If a defendant is charged with a felony, the penalties may be much more severe, including incarceration of 16 months to 3 years in prison. In addition, it is illegal to possess GHB with the intent to sell.
Administering, selling, or transporting GHB is also illegal under California Health and Safety Code Section 11352. For example, if an individual is caught transporting GHB over two counties in the State of California, the criminal charges may include up to 9 years in prison.
An individual may be charged with being under the influence of GHB if their mental or physical abilities are impaired in a manner that is detectable. An individual is often convicted of being under the influence of GHB using a field sobriety test.
Being under the influence of GHB is categorized as a misdemeanor offense that carries a penalty of up to one year in a county jail. For a first-time offender, a defendant may avoid jail time by participating in a drug diversion program.
An individual may have questions regarding the possible offenses they may be charged with and penalties they may face related to GHB in California. If so, they should consult with a local California attorney.
What Does the Prosecution Have to Prove to Convict Me of GHB Possession?
In order to convict a defendant of possession of the controlled substance GHB in California, the prosecution is required to prove all of the following elements:
- The defendant unlawfully possessed or exercised control over GHB;
- In other words, the defendant did not have a valid prescription;
- The defendant knew that the GHB was present;
- The defendant was aware that the substance was GHB;
- The substance was actually GHB; and
- There was enough of an amount of GHB present that it could be used.

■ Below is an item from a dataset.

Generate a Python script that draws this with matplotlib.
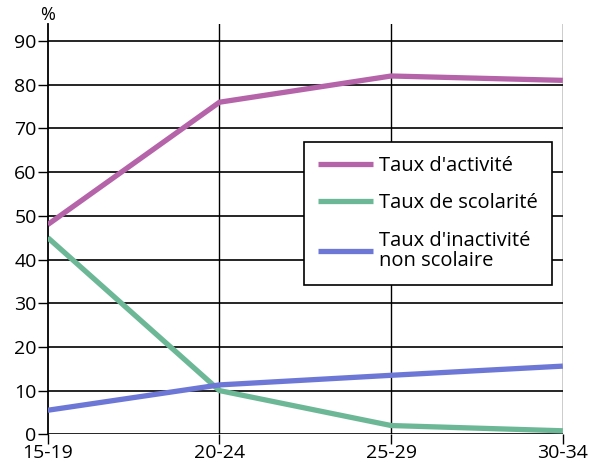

It is important to note that the prosecution has to prove all of the elements listed above beyond a reasonable doubt in order to convict a defendant of illegal possession of GHB.
What Are the Possible Defenses to a GHB Possession Charge?
If an individual is charged with possession of GHB, there are several legal defenses that may be available to challenge the criminal charges against them. For example, the defense that is most commonly used is possessing a valid prescription for the drug.
If an individual does not have a valid prescription for GHB, there may still be other legal defenses available to them, including:
- Entrapment: In some cases, an individual’s possession of GHB may be because an undercover officer or other individual coerced them into possessing the drug. In these cases, the defendant may use the legal defense of entrapment to lessen or remove the charges being brought against them;
- Non-possession: As noted above, the criminal prosecutor must be able to prove that the defendant was aware of the GHB and exercised control over it;
- Thus, if the GHB did not belong to the defendant, and the defendant was unaware, they cannot be charged with the illegal possession of the drug;
- Illegal search and seizure: The GHB may have been obtained by the police during an illegal search and seizure. If so, the evidence may be suppressed and not used against a defendant in the criminal charges brought against them; or
- Police misconduct: If the police engaged in police misconduct, such as planting the GHB or the excessive use of force, the charges brought against a defendant may be dropped.
Should I Contact a Lawyer to Help Me With My GHB Possession Case?
If you have been charged with any crime involving GHB in California, it is important to consult with a California drug lawyer. Your lawyer can review the facts of your specific case and provide you with the best legal options and defenses that may be available to you.
Your attorney can also attempt to negotiate with the prosecution for a reduction in your charges or even a dismissal. If you consider a plea deal, your lawyer will represent you during plea negotiations as well as in court as necessary.
Having a conviction, especially a felony conviction on your criminal record, can affect many aspects of your life aside from your criminal record, including your ability to find a job and maintain custody of your children.